### DATA SHOWN
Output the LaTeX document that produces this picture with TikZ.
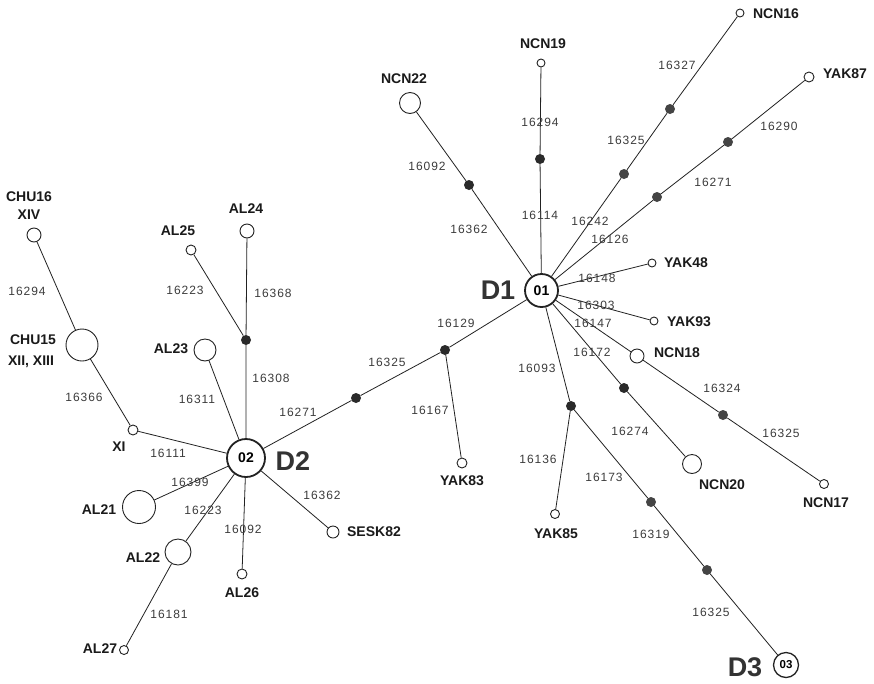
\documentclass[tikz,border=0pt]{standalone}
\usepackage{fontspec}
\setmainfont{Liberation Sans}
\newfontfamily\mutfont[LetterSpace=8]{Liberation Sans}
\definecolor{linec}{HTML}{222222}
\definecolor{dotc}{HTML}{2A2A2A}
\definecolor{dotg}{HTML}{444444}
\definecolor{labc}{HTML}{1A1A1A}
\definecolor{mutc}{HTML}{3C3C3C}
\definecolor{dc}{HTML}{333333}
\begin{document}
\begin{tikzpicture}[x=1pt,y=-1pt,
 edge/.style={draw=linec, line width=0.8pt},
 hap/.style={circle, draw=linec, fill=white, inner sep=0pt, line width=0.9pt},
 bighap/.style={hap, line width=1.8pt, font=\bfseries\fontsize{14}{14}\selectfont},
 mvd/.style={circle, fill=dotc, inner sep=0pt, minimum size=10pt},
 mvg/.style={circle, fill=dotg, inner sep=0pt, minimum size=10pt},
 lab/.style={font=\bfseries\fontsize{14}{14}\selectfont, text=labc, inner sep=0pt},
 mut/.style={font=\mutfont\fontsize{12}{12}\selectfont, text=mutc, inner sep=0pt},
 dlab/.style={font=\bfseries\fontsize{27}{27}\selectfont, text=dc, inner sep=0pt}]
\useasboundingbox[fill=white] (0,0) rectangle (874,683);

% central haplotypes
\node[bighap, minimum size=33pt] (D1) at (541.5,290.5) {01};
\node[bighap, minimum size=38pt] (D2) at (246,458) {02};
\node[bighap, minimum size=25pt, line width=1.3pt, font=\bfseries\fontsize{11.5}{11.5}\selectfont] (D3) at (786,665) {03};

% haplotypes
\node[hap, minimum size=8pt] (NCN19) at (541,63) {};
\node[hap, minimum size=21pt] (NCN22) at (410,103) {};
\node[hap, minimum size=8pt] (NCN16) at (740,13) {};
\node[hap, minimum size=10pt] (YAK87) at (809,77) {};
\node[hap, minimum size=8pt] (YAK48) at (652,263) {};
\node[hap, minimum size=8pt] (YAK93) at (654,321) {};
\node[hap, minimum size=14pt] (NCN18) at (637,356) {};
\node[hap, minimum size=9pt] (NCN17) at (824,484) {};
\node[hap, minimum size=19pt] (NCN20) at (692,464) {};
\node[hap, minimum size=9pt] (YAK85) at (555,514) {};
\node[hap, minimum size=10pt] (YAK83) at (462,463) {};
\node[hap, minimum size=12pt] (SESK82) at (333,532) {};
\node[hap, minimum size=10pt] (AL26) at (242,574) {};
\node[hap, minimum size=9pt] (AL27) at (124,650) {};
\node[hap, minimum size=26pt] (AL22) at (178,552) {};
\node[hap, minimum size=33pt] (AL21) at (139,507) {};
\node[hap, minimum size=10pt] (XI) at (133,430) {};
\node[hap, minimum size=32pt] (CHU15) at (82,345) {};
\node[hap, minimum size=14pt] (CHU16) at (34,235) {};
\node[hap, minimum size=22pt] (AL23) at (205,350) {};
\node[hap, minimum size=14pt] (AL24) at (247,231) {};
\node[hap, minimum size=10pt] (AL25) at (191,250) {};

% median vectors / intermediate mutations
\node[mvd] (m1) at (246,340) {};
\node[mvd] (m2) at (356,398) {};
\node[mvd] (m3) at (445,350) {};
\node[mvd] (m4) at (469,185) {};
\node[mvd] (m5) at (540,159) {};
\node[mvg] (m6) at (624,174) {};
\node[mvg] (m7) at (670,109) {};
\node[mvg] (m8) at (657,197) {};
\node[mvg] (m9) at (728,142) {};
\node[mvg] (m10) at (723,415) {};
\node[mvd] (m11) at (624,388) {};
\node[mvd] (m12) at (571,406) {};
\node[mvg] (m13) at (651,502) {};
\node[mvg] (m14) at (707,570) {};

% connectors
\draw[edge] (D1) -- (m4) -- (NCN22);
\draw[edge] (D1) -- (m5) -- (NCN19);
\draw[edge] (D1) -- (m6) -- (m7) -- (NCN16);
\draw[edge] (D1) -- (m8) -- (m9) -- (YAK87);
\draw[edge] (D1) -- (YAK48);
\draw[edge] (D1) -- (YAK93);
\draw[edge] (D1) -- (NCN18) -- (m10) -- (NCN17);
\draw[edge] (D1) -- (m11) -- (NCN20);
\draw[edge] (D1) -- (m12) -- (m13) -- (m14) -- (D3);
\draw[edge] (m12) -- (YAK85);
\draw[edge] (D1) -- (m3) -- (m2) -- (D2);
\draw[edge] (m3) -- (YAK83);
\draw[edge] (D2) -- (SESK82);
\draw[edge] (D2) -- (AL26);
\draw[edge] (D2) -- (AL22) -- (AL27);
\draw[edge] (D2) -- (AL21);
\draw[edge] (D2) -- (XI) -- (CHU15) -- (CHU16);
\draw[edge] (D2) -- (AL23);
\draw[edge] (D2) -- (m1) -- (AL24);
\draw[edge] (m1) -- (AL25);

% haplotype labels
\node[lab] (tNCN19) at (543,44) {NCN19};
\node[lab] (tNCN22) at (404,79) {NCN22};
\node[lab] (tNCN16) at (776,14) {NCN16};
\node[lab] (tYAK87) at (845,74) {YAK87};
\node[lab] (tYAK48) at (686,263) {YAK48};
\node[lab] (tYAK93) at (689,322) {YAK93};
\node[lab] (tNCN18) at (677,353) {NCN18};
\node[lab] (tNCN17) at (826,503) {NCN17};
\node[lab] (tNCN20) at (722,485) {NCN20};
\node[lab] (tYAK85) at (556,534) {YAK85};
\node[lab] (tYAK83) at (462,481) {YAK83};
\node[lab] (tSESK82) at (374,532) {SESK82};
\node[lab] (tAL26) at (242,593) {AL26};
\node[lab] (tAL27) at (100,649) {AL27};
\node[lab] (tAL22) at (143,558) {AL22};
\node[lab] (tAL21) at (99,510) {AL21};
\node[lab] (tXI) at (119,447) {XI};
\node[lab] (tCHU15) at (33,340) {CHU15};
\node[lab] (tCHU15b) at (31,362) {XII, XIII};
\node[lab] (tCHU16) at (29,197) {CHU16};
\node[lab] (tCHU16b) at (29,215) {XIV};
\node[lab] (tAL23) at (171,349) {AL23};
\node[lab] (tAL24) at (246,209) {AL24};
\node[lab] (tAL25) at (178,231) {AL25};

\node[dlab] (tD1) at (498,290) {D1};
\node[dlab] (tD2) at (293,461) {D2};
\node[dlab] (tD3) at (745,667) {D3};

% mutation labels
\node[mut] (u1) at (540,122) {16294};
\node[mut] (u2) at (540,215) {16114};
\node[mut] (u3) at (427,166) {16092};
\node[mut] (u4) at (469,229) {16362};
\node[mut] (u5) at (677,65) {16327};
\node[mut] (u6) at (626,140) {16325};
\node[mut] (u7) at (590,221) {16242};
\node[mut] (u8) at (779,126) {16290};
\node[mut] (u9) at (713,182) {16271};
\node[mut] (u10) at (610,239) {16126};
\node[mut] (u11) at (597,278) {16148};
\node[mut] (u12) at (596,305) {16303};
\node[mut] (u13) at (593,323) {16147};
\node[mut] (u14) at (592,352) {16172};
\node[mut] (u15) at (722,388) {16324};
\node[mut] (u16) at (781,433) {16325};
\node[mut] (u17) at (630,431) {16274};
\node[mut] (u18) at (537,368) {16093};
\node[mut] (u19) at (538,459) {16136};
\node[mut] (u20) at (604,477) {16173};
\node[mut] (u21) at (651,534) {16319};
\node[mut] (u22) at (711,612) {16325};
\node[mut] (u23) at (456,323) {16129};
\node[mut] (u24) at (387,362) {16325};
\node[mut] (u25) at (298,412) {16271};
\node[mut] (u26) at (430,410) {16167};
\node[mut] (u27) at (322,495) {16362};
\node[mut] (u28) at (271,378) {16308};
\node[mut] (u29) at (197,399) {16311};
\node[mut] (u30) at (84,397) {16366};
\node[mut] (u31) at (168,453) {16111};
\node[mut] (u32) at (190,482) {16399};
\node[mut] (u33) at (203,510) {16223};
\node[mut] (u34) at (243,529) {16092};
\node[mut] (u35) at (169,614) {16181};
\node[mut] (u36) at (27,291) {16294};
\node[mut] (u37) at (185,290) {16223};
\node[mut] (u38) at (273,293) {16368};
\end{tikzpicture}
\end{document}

### WHAT THE TASK ASKS
Set the lines above down again, word for word, from the first through the one containing "minimum size=25pt, line"; pictures excluded.

### COMPLETE RESPONSE
Output the LaTeX document that produces this picture with TikZ.
\documentclass[tikz,border=0pt]{standalone}
\usepackage{fontspec}
\setmainfont{Liberation Sans}
\newfontfamily\mutfont[LetterSpace=8]{Liberation Sans}
\definecolor{linec}{HTML}{222222}
\definecolor{dotc}{HTML}{2A2A2A}
\definecolor{dotg}{HTML}{444444}
\definecolor{labc}{HTML}{1A1A1A}
\definecolor{mutc}{HTML}{3C3C3C}
\definecolor{dc}{HTML}{333333}
\begin{document}
\begin{tikzpicture}[x=1pt,y=-1pt,
 edge/.style={draw=linec, line width=0.8pt},
 hap/.style={circle, draw=linec, fill=white, inner sep=0pt, line width=0.9pt},
 bighap/.style={hap, line width=1.8pt, font=\bfseries\fontsize{14}{14}\selectfont},
 mvd/.style={circle, fill=dotc, inner sep=0pt, minimum size=10pt},
 mvg/.style={circle, fill=dotg, inner sep=0pt, minimum size=10pt},
 lab/.style={font=\bfseries\fontsize{14}{14}\selectfont, text=labc, inner sep=0pt},
 mut/.style={font=\mutfont\fontsize{12}{12}\selectfont, text=mutc, inner sep=0pt},
 dlab/.style={font=\bfseries\fontsize{27}{27}\selectfont, text=dc, inner sep=0pt}]
\useasboundingbox[fill=white] (0,0) rectangle (874,683);

% central haplotypes
\node[bighap, minimum size=33pt] (D1) at (541.5,290.5) {01};
\node[bighap, minimum size=38pt] (D2) at (246,458) {02};
\node[bighap, minimum size=25pt, line width=1.3pt, font=\bfseries\fontsize{11.5}{11.5}\selectfont] (D3) at (786,665) {03};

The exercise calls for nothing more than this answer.